_EXERCISE BRIEF:_
Exclude the pictures and reproduce the remaining data exactly as written.

_DATA PROVIDED:_

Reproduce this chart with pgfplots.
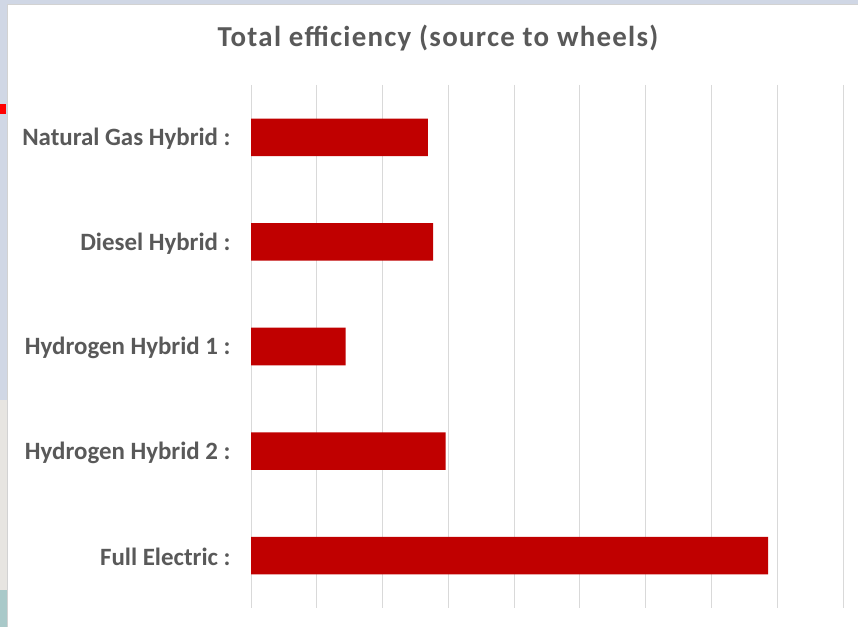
\documentclass[border=0pt]{standalone}
\usepackage{fontspec}
\setmainfont{Carlito}
\newfontfamily\titlefont{Carlito}[LetterSpace=4.4]
\usepackage{pgfplots}
\pgfplotsset{compat=1.18}
\definecolor{txt}{HTML}{595959}
\definecolor{barred}{HTML}{C00000}
\definecolor{gridc}{HTML}{D9D9D9}
\definecolor{stripa}{HTML}{D0D7E5}
\definecolor{stripb}{HTML}{E7E5E1}
\definecolor{stripc}{HTML}{A9C9C9}
\begin{document}
\begin{tikzpicture}[x=1bp,y=1bp]
\useasboundingbox (0,0) rectangle (858,627);
\fill[white] (0,0) rectangle (858,627);
\fill[stripa] (0,627) rectangle (7,227);
\fill[stripb] (0,227) rectangle (7,37);
\fill[stripc] (0,37) rectangle (7,0);
\fill[red] (0,523) rectangle (6,513);
\fill[stripa] (0,627) rectangle (858,623);
\draw[gray!35] (7.5,0) -- (7.5,623) -- (858,623);
\begin{axis}[
  at={(251bp,19bp)}, anchor=south west,
  scale only axis, width=592bp, height=523bp,
  xbar, xmin=0, xmax=90, ymin=-0.5, ymax=4.5,
  y dir=reverse,
  ytick={0,1,2,3,4},
  yticklabels={Natural Gas Hybrid :, Diesel Hybrid :, Hydrogen Hybrid 1 :, Hydrogen Hybrid 2 :, Full Electric :},
  xtick={0,10,...,90}, xticklabels={},
  xmajorgrids, major grid style={draw=gridc, line width=1bp},
  axis line style={draw=none}, tick style={draw=none},
  bar width=37.5bp,
  yticklabel style={font=\fontsize{25}{30}\selectfont\bfseries, text=txt, inner sep=0pt, anchor=east, xshift=-16bp, yshift=-1.5bp},
]
\addplot[fill=barred, draw=none] coordinates {(26.9,0) (27.7,1) (14.4,2) (29.6,3) (78.6,4)};
\end{axis}
\node[anchor=base, inner sep=0pt, font=\titlefont\fontsize{29}{34}\selectfont\bfseries, text=txt] at (438,580) {Total efficiency (source to wheels)};
\end{tikzpicture}
\end{document}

_OUTPUT OF THE TASK:_
Reproduce this chart with pgfplots.
\documentclass[border=0pt]{standalone}
\usepackage{fontspec}
\setmainfont{Carlito}
\newfontfamily\titlefont{Carlito}[LetterSpace=4.4]
\usepackage{pgfplots}
\pgfplotsset{compat=1.18}
\definecolor{txt}{HTML}{595959}
\definecolor{barred}{HTML}{C00000}
\definecolor{gridc}{HTML}{D9D9D9}
\definecolor{stripa}{HTML}{D0D7E5}
\definecolor{stripb}{HTML}{E7E5E1}
\definecolor{stripc}{HTML}{A9C9C9}
\begin{document}
\begin{tikzpicture}[x=1bp,y=1bp]
\useasboundingbox (0,0) rectangle (858,627);
\fill[white] (0,0) rectangle (858,627);
\fill[stripa] (0,627) rectangle (7,227);
\fill[stripb] (0,227) rectangle (7,37);
\fill[stripc] (0,37) rectangle (7,0);
\fill[red] (0,523) rectangle (6,513);
\fill[stripa] (0,627) rectangle (858,623);
\draw[gray!35] (7.5,0) -- (7.5,623) -- (858,623);
\begin{axis}[
  at={(251bp,19bp)}, anchor=south west,
  scale only axis, width=592bp, height=523bp,
  xbar, xmin=0, xmax=90, ymin=-0.5, ymax=4.5,
  y dir=reverse,
  ytick={0,1,2,3,4},
  yticklabels={Natural Gas Hybrid :, Diesel Hybrid :, Hydrogen Hybrid 1 :, Hydrogen Hybrid 2 :, Full Electric :},
  xtick={0,10,...,90}, xticklabels={},
  xmajorgrids, major grid style={draw=gridc, line width=1bp},
  axis line style={draw=none}, tick style={draw=none},
  bar width=37.5bp,
  yticklabel style={font=\fontsize{25}{30}\selectfont\bfseries, text=txt, inner sep=0pt, anchor=east, xshift=-16bp, yshift=-1.5bp},
]
\addplot[fill=barred, draw=none] coordinates {(26.9,0) (27.7,1) (14.4,2) (29.6,3) (78.6,4)};
\end{axis}
\node[anchor=base, inner sep=0pt, font=\titlefont\fontsize{29}{34}\selectfont\bfseries, text=txt] at (438,580) {Total efficiency (source to wheels)};
\end{tikzpicture}
\end{document}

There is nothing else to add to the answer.